Why Performance Shortcuts Fail at Scale

When Accelerated Mobile Pages first appeared, it wasn’t a novelty. It was a response to something broken. Mobile web experiences had become slow, unstable, and unpredictable. Pages jumped during load, ads injected themselves mid-scroll, and users learned to brace for friction before content ever appeared.

AMP stepped into that chaos with a hard promise. It enforced discipline. It stripped away indulgence. It demanded that experiences become lighter, calmer, and faster, even if that meant sacrificing freedom.

For a brief moment, the web became readable again.

But what AMP truly exposed was not a performance gap. It revealed a systems gap. It showed how fragile our production workflows had become and how little thought was being given to how interfaces behaved once they left the design file and entered the world.

Performance was never the problem. Architecture was.

Today, real mobile performance is built through disciplined responsive web design, not parallel delivery systems.

What AMP Forced the Industry to Confront

AMP did not invent speed. It enforced constraint.

By disallowing uncontrolled JavaScript, by restricting layout logic, and by forcing markup to behave predictably, it did something radical for its time. It made teams feel the cost of their own excess. Suddenly everything had to justify its presence. Visual flourishes were no longer harmless. Interaction patterns were no longer assumed. The interface had to earn every byte.

That pressure was productive. It changed how developers thought about delivery and how designers thought about composition. It also showed something else. When constraints are applied late, they fracture systems. When they are applied early, they become invisible.

The long-term solution was never AMP. It was the re-architecture of how design, development, and content converge inside a single responsive framework as a modern web design.

Where AMP Began to Fracture Real Products

As soon as teams tried to scale beyond static publishing, the cracks appeared. Analytics became unreliable because user behavior was split between canonical and AMP URLs. Design systems had to be rebuilt twice. Accessibility workflows were diluted because DOM control was reduced. Brand expression softened because templates became mandatory.

None of these failures were visible on day one. They surfaced in year two. In year three, they became operational debt.

The web was no longer slow. It was inconsistent.

This is the moment when serious organizations began shifting away from AMP and toward performance models embedded directly inside design systems.

Why AMP No Longer Represents Performance Leadership

Today, speed is measured by behavior, not frameworks.
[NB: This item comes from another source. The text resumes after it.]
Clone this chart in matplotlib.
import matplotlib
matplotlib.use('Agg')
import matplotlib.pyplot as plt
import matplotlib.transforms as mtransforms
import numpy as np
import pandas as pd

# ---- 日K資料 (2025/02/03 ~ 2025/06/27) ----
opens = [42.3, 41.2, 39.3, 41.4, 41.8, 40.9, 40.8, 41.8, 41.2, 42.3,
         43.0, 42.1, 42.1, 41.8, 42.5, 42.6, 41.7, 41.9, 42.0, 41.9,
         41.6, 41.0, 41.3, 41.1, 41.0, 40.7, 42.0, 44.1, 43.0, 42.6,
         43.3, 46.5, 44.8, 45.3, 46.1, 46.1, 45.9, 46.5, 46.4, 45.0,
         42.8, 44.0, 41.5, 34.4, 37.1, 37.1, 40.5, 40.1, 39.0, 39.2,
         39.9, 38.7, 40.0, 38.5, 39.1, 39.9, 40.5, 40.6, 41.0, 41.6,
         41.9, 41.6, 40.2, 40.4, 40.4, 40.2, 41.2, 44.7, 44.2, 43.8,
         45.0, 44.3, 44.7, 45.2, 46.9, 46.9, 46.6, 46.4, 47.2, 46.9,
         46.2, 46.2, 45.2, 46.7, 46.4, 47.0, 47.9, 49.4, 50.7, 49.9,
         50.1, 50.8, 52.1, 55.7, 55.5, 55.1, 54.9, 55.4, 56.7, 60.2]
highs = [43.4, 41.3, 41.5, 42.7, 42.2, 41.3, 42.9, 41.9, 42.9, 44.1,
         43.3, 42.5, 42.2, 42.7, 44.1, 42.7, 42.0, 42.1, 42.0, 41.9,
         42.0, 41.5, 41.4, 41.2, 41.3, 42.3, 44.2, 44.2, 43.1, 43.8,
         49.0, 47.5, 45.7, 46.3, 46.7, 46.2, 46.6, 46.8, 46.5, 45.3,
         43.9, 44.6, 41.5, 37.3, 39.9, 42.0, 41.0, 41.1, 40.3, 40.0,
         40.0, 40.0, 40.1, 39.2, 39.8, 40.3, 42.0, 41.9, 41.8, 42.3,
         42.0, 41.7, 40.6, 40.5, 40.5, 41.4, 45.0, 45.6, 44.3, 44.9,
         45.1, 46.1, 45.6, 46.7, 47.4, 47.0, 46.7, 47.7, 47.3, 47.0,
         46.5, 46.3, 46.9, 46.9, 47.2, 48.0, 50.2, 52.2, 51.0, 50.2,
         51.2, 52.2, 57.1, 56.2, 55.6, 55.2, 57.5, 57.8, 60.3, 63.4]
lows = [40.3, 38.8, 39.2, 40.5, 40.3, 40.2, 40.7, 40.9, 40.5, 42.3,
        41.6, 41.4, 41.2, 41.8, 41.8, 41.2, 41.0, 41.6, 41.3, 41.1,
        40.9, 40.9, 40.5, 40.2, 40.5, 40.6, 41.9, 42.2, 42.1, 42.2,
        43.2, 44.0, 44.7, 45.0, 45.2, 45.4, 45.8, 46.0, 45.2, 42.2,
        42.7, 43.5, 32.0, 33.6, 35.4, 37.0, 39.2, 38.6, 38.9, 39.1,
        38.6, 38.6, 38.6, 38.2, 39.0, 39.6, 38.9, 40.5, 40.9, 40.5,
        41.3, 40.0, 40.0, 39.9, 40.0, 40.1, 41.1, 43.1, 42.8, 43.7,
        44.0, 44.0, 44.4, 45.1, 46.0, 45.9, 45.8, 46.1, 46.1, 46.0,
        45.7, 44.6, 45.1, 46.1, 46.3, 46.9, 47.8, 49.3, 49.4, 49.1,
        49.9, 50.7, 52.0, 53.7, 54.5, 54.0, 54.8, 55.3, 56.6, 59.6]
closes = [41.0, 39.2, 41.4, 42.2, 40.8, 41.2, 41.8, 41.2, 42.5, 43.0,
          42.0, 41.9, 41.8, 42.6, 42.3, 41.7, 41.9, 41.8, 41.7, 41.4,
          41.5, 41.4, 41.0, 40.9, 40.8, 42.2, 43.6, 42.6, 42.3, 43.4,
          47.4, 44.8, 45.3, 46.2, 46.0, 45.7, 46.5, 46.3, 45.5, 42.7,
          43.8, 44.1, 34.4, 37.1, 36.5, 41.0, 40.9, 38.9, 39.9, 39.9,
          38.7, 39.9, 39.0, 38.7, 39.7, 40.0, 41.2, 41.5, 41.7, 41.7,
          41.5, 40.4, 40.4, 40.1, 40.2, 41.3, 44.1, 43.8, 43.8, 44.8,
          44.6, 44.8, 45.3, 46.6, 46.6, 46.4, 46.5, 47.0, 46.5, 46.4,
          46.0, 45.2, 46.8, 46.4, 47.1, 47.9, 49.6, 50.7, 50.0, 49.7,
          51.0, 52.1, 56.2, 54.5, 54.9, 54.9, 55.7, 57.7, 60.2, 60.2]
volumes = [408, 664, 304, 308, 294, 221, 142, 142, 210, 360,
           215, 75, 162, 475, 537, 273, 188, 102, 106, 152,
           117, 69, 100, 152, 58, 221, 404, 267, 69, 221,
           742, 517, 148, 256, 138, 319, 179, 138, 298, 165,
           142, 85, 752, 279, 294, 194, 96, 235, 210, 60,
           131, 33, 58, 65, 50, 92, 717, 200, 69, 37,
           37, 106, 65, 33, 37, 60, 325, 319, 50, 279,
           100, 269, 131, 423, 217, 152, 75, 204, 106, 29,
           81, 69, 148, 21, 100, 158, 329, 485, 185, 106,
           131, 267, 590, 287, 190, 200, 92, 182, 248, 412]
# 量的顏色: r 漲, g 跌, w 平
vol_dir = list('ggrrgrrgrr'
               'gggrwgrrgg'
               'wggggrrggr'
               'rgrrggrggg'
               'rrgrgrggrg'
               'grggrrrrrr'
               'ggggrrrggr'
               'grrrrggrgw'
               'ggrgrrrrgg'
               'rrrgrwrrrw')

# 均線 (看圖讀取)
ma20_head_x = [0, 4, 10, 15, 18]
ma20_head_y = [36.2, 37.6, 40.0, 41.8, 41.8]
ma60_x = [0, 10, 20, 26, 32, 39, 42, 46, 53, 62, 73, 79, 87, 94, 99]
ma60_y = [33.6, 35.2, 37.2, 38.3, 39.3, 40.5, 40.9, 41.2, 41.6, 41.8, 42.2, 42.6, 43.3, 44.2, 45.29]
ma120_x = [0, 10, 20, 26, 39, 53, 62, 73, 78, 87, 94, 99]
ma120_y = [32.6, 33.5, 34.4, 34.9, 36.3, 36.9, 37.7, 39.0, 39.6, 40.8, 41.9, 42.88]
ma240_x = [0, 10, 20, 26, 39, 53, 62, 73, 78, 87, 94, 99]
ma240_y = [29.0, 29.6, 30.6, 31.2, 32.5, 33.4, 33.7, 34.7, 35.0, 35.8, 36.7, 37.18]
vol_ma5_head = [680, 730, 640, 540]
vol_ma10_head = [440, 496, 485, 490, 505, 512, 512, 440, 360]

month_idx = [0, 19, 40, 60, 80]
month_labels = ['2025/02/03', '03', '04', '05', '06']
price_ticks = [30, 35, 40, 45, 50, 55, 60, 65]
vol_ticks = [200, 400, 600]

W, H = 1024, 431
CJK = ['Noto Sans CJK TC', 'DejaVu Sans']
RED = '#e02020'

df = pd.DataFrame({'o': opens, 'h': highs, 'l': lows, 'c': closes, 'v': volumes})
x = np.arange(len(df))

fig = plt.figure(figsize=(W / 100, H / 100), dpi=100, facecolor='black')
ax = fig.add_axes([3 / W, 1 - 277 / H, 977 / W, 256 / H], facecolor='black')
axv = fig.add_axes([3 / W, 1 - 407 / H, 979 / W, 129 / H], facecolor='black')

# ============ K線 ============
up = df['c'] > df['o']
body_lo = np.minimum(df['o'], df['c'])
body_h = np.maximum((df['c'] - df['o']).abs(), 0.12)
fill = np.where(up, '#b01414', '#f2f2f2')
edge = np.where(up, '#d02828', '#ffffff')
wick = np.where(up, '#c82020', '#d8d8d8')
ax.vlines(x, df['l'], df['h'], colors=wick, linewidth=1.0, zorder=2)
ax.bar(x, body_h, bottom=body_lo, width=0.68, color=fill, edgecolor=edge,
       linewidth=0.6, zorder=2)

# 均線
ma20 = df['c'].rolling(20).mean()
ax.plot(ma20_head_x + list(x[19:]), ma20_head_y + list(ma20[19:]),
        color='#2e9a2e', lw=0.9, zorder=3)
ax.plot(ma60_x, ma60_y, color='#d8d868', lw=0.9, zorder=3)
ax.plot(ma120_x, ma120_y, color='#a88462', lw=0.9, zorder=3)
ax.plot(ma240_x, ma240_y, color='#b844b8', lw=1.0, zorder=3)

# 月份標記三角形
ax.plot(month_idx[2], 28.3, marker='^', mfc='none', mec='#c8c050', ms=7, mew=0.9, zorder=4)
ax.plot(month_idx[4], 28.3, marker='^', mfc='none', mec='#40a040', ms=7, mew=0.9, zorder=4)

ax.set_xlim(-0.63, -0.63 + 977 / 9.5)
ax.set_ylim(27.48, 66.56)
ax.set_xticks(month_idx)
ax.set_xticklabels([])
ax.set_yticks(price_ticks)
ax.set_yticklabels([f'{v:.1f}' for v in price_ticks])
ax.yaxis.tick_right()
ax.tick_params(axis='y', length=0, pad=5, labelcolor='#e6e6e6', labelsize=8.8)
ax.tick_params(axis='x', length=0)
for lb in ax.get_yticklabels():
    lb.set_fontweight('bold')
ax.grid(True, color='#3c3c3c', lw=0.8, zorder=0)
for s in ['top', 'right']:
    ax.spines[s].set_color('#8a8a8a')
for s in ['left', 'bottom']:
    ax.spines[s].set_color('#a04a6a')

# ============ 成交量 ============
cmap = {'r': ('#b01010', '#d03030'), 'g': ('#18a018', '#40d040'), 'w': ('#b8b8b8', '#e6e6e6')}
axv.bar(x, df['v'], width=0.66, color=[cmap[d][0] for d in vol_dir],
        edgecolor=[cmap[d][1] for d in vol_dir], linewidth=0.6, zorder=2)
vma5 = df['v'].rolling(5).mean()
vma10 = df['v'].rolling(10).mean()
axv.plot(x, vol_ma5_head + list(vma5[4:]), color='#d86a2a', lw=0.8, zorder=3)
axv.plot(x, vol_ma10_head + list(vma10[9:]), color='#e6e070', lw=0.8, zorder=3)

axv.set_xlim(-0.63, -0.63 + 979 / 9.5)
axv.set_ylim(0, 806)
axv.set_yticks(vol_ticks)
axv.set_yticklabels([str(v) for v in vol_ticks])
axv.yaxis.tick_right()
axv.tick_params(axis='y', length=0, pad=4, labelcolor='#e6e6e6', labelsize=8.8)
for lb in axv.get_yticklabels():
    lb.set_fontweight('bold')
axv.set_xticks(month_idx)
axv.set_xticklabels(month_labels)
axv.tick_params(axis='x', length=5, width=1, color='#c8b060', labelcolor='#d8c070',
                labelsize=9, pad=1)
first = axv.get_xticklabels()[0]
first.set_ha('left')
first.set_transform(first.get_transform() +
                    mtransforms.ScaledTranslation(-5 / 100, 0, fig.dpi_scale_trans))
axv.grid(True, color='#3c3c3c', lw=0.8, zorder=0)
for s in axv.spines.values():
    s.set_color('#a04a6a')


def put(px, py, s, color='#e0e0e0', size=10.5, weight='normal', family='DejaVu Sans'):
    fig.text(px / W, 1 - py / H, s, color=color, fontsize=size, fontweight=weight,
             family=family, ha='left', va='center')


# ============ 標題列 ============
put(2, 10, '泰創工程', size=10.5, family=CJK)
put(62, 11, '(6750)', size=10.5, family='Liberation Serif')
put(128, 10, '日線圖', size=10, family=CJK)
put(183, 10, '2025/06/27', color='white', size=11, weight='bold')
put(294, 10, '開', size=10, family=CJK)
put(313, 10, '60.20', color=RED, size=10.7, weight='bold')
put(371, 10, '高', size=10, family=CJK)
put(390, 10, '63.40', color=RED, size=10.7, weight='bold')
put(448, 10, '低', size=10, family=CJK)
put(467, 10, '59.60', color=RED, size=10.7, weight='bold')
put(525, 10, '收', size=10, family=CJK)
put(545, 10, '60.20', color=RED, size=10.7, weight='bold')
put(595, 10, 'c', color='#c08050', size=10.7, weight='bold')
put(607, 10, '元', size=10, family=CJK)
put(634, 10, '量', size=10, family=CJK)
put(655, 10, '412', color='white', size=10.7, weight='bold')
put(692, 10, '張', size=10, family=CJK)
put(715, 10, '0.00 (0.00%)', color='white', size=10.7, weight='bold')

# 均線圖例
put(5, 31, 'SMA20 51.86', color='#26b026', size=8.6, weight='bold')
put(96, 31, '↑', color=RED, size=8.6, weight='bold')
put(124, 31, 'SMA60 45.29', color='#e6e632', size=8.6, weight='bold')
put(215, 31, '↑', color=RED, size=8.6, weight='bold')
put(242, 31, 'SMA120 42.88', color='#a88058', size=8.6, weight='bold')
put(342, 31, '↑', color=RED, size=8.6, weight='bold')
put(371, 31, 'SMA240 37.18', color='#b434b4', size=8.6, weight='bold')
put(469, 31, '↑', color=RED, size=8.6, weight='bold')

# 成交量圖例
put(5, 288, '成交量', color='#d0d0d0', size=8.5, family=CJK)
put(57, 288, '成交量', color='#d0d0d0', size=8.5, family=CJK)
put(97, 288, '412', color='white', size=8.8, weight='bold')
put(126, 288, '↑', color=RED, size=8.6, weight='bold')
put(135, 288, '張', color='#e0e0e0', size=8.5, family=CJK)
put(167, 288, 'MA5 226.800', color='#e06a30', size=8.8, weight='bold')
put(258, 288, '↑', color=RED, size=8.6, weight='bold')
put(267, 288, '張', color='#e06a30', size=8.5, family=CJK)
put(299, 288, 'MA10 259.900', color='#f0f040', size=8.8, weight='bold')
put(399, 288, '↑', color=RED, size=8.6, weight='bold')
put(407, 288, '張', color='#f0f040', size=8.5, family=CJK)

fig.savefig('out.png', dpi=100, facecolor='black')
Core Web Vitals do not care how fast your page loads in a lab environment. They measure whether the layout shifts, whether interaction blocks, whether visual rhythm collapses under pressure. These failures cannot be solved by parallel markup. They are solved by building restraint into the foundation of the interface itself.
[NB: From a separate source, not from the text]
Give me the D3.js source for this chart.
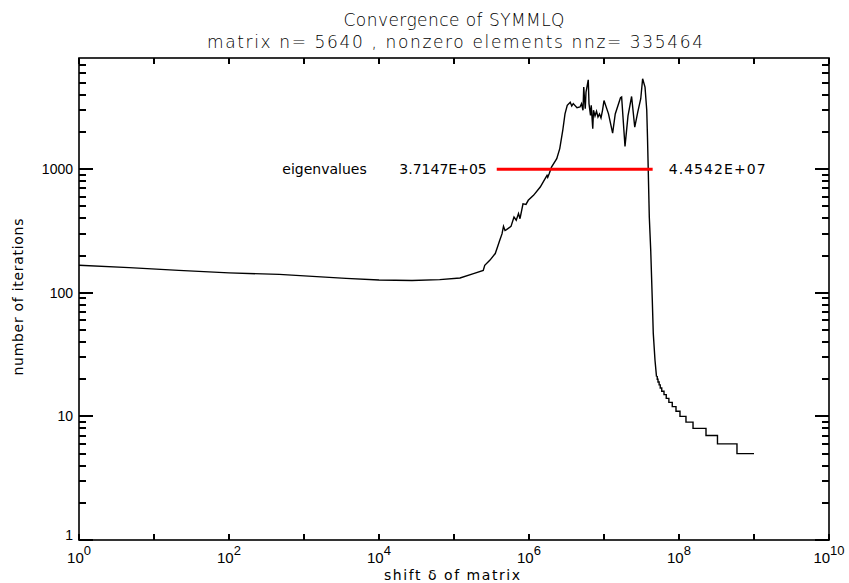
<!DOCTYPE html>
<html>
<head>
<meta charset="utf-8">
<script src="https://cdn.jsdelivr.net/npm/d3@7"></script>
<style>
  body { margin: 0; background: #fff; }
  svg { display: block; font-family: "DejaVu Sans", sans-serif; }
</style>
</head>
<body>
<script>
// Data (shift given as log10 of the shift value)
const shiftLog10 = [
  0.00, 0.67, 1.33, 2.00, 2.67, 3.56, 4.00, 4.44, 4.81, 5.08, 5.26, 5.39, 5.41, 5.48,
  5.55, 5.58, 5.61, 5.64, 5.66, 5.68, 5.70, 5.76, 5.80, 5.83, 5.86, 5.88, 5.92, 5.96,
  5.99, 6.06, 6.15, 6.24, 6.25, 6.27, 6.30, 6.37, 6.41, 6.45, 6.48, 6.51, 6.55, 6.57,
  6.59, 6.64, 6.68, 6.70, 6.72, 6.73, 6.74, 6.75, 6.76, 6.79, 6.80, 6.82, 6.83, 6.85,
  6.86, 6.88, 6.90, 6.92, 6.94, 6.96, 6.98, 7.00, 7.06, 7.115, 7.15, 7.22, 7.235, 7.28,
  7.32, 7.368, 7.41, 7.45, 7.49, 7.515, 7.547, 7.57, 7.58, 7.59, 7.604, 7.623, 7.644,
  7.657, 7.68, 7.70
];
const iterations = [
  167, 160, 152, 145, 141, 131, 127, 126, 128, 132, 143, 152, 167, 184,
  208, 235, 266, 300, 345, 320, 325, 345, 411, 387, 438, 398, 525, 520,
  561, 615, 718, 892, 860, 923, 1040, 1220, 1470, 2060, 2810, 3290, 3490, 3250,
  3400, 3150, 3190, 3390, 3000, 4620, 3700, 3090, 4200, 5300, 3400, 2730, 3300, 2130,
  3000, 2700, 2950, 2650, 2800, 2600, 3000, 3600, 2810, 1960, 2800, 3790, 3840, 1530,
  2700, 3880, 2190, 2900, 3720, 5400, 4620, 3000, 1800, 980, 411, 221, 87,
  47, 28.5, 21
];
// staircase tail (integer iteration counts)
const tailShiftLog10 = [7.70, 7.71, 7.72, 7.735, 7.75, 7.77, 7.80, 7.83, 7.865, 7.91, 7.96, 8.013, 8.093, 8.187, 8.36, 8.513, 8.773, 9.0];
const tailIterations = [21, 20, 19, 18, 17, 16, 15, 14, 13, 12, 11, 10, 9, 8, 7, 6, 5, 5];

const eigenvalues = [3.7147e5, 4.4542e7];
const eigenLabels = ["3.7147E+05", "4.4542E+07"];
const eigenLevel = 1000;

const yMajor = [1, 10, 100, 1000];
const xLabelExps = [0, 2, 4, 6, 8, 10];

const W = 849, H = 583;
const margin = { top: 58, right: 20, bottom: 43, left: 79 };
const plotW = W - margin.left - margin.right;
const plotH = H - margin.top - margin.bottom;

const svg = d3.select('body').append('svg').attr('width', W).attr('height', H);
const g = svg.append('g').attr('transform', `translate(${margin.left},${margin.top})`);

const x = d3.scaleLog().domain([1, 1e10]).range([0, plotW]);
const y = d3.scaleLog().domain([1, 7950]).range([plotH, 0]);

// minor y ticks
const yMinor = [];
for (let p = 1; p <= 1000; p *= 10) for (let k = 2; k <= 9; k++) if (p * k < 7950) yMinor.push(p * k);
const xTicks = d3.range(0, 11).map(e => Math.pow(10, e));

// ticks on all four sides, pointing inward, drawn as one path
const yt = [...yMajor.map(v => ({ v, len: 14 })), ...yMinor.map(v => ({ v, len: 7 }))];
const tickPath = d3.path();
yt.forEach(d => {
  const ty = Math.round(y(d.v));
  tickPath.moveTo(0, ty); tickPath.lineTo(d.len, ty);
  tickPath.moveTo(plotW, ty); tickPath.lineTo(plotW - d.len, ty);
});
xTicks.forEach(d => {
  const tx = Math.round(x(d));
  tickPath.moveTo(tx, plotH); tickPath.lineTo(tx, plotH - 6);
  tickPath.moveTo(tx, 0); tickPath.lineTo(tx, 6);
});
g.append('path').attr('d', tickPath.toString())
  .attr('fill', 'none').attr('stroke', '#000').attr('stroke-width', 2)
  .attr('shape-rendering', 'crispEdges');

// y labels
g.append('g').selectAll('text').data(yMajor).join('text')
  .attr('x', -6).attr('y', d => y(d) + (d === 1 ? 0 : 5))
  .attr('text-anchor', 'end').attr('font-size', 14)
  .attr('font-family', 'Liberation Sans, Arial, sans-serif')
  .text(d3.format('d'));

// x labels 10^n
const xl = g.append('g').selectAll('text').data(xLabelExps).join('text')
  .attr('x', d => x(Math.pow(10, d)))
  .attr('y', plotH + 23)
  .attr('text-anchor', 'middle')
  .attr('font-family', 'Liberation Sans, Arial, sans-serif')
  .attr('font-size', 15);
xl.append('tspan').text('10');
xl.append('tspan').attr('dy', -8).attr('font-size', 13).text(d => d);

// frame
g.append('rect').attr('width', plotW).attr('height', plotH)
  .attr('fill', 'none').attr('stroke', '#000').attr('stroke-width', 1.6);

// curve
const line = d3.line().x(d => x(Math.pow(10, d[0]))).y(d => y(d[1]));
g.append('path')
  .datum(shiftLog10.map((s, i) => [s, iterations[i]]))
  .attr('fill', 'none').attr('stroke', '#000').attr('stroke-width', 1.4)
  .attr('d', line);
g.append('path')
  .datum(tailShiftLog10.map((s, i) => [s, tailIterations[i]]))
  .attr('fill', 'none').attr('stroke', '#000').attr('stroke-width', 1.4)
  .attr('d', line.curve(d3.curveStepAfter));

// eigenvalue bar
g.append('line')
  .attr('x1', x(eigenvalues[0])).attr('x2', x(eigenvalues[1]))
  .attr('y1', y(eigenLevel)).attr('y2', y(eigenLevel))
  .attr('stroke', '#ff0000').attr('stroke-width', 3);
g.append('text').attr('x', x(eigenvalues[0]) - 10).attr('y', y(eigenLevel) + 5)
  .attr('text-anchor', 'end').attr('font-size', 14).text(eigenLabels[0]);
g.append('text').attr('x', x(eigenvalues[0]) - 130).attr('y', y(eigenLevel) + 5)
  .attr('text-anchor', 'end').attr('font-size', 14).text('eigenvalues');
g.append('text').attr('x', x(eigenvalues[1]) + 16).attr('y', y(eigenLevel) + 5)
  .attr('text-anchor', 'start').attr('font-size', 14).attr('textLength', 97).text(eigenLabels[1]);

// titles
svg.append('text').attr('x', 454).attr('y', 26).attr('text-anchor', 'middle')
  .attr('font-size', 17).attr('font-weight', 200).attr('textLength', 221).text('Convergence of SYMMLQ');
svg.append('text').attr('x', 455).attr('y', 48).attr('text-anchor', 'middle')
  .attr('font-size', 17).attr('font-weight', 200).attr('textLength', 496).text('matrix n= 5640 , nonzero elements nnz= 335464');
svg.append('text').attr('x', 452).attr('y', 580).attr('text-anchor', 'middle')
  .attr('font-size', 14).attr('textLength', 136).text('shift δ of matrix');
svg.append('text').attr('transform', 'translate(23,297) rotate(-90)').attr('text-anchor', 'middle')
  .attr('font-size', 14).attr('textLength', 157).text('number of iterations');
</script>
</body>
</html>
Performance has become an outcome of structure.

This is why modern performance work now lives inside web architecture itself, not inside delivery wrappers.
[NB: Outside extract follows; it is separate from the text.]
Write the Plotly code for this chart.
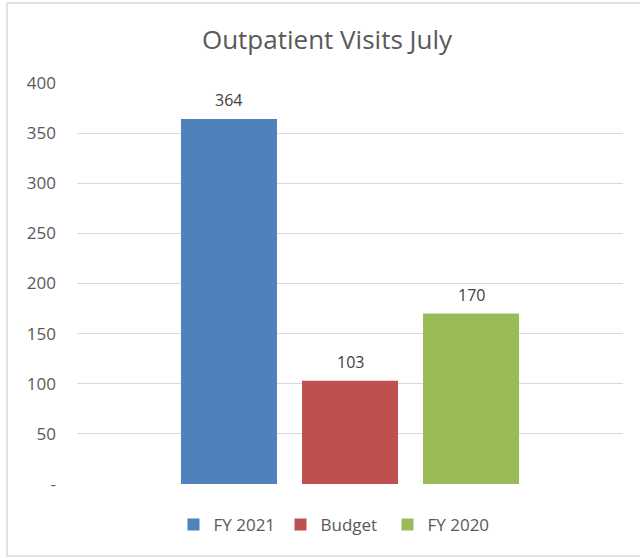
import plotly.graph_objects as go

category = ["July"]
series_names = ["FY 2021", "Budget", "FY 2020"]
series_values = [[364], [103], [170]]
series_colors = ["#4F81BD", "#C0504D", "#9BBB59"]
tick_vals = [0, 50, 100, 150, 200, 250, 300, 350, 400]
tick_text = ["-", "50", "100", "150", "200", "250", "300", "350", "400"]

W, H = 640, 558
L, R, T, B = 77, 17, 83, 74
pw, ph = W - L - R, H - T - B
bargap, bargroupgap = 0.335, 0.2066
slot_px = (1 - bargap) / len(series_names) * pw

fig = go.Figure()
annotations = []
for i, (name, vals, col) in enumerate(zip(series_names, series_values, series_colors)):
    fig.add_trace(go.Bar(
        x=category, y=vals, name=name, marker=dict(color=col, line=dict(width=0)),
    ))
    off = (i - (len(series_names) - 1) / 2) * slot_px
    for c, v in zip(category, vals):
        annotations.append(dict(
            x=c, y=v, xref="x", yref="y", text=str(v), showarrow=False,
            xshift=off, yshift=19, yanchor="middle",
            font=dict(family="Open Sans", size=16, color="#404040"),
        ))

fig.update_layout(
    width=W, height=H,
    margin=dict(l=L, r=R, t=T, b=B),
    paper_bgcolor="white", plot_bgcolor="white",
    barmode="group", bargap=bargap, bargroupgap=bargroupgap,
    title=dict(text="Outpatient Visits July", x=327 / W, xanchor="center",
               y=1 - 40 / H, yanchor="middle",
               font=dict(family="Open Sans", size=26, color="#595959")),
    font=dict(family="Open Sans", color="#595959"),
    showlegend=True,
    legend=dict(orientation="h", x=(334 - L) / pw, xanchor="center", y=-(525 - 484) / ph, yanchor="middle",
                font=dict(family="Open Sans", size=17, color="#595959"),
                itemwidth=30, entrywidth=62, traceorder="normal"),
    xaxis=dict(showticklabels=False, showgrid=False, zeroline=False, showline=False, ticks=""),
    yaxis=dict(range=[0, 400], tickvals=tick_vals, ticktext=tick_text, showgrid=True,
               gridcolor="#D9D9D9", gridwidth=1, zeroline=False, showline=False, ticks="",
               ticklabelstandoff=20, tickfont=dict(family="Open Sans", size=17, color="#595959")),
    annotations=annotations,
    shapes=[dict(type="rect", xref="paper", yref="paper",
                 x0=(7 - L) / pw, x1=(646 - L) / pw,
                 y0=(H - B - 556) / ph, y1=(H - B - 3) / ph,
                 line=dict(color="#D9D9D9", width=1.5), fillcolor="rgba(0,0,0,0)", layer="below")],
)

fig.write_html("out.html")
Accessibility as the Hidden Performance Layer

AMP passed many automated accessibility audits, yet consistently failed real-world users. Focus behavior broke because DOM structure was abstracted. Keyboard flows became unpredictable. Reading order could not be reliably governed.

Accessibility is not a property of markup. It is a property of sequence. It is enforced through layout logic, navigation structure, and semantic consistency. That only exists when web accessibility is embedded directly into the production environment.

Why Performance Now Lives Inside Layout

The web is no longer a stack of pages. It is a system of behaviors.

Every decision about grids, spacing, rhythm, and hierarchy determines how quickly users orient themselves. Performance is no longer defined by milliseconds. It is defined by cognitive friction. How quickly the eye understands. How confidently the hand moves. How predictably the interface responds.

This is why performance now belongs in layout doctrine, not in optimization checklists.

The Cost of Maintaining Parallel Worlds

AMP created two realities. One optimized. One expressive.

Over time, that split weakened both. Teams lost confidence in their primary templates because they no longer represented their fastest experience. Product evolution slowed because innovation had to be validated twice. Content teams learned to write differently for different environments.

Performance is not something you bolt on. It is something you protect by refusing to fragment your system.

Doctrine Summary

AMP was not a mistake. It was a mirror.

It showed the industry what happens when freedom outruns discipline and when speed becomes something you chase instead of something you design for.

The modern web does not need acceleration frameworks. It needs restraint. It needs clarity. It needs systems that hold under pressure.

Performance is no longer about loading faster. It is about building experiences that don’t fall apart once they’re in motion.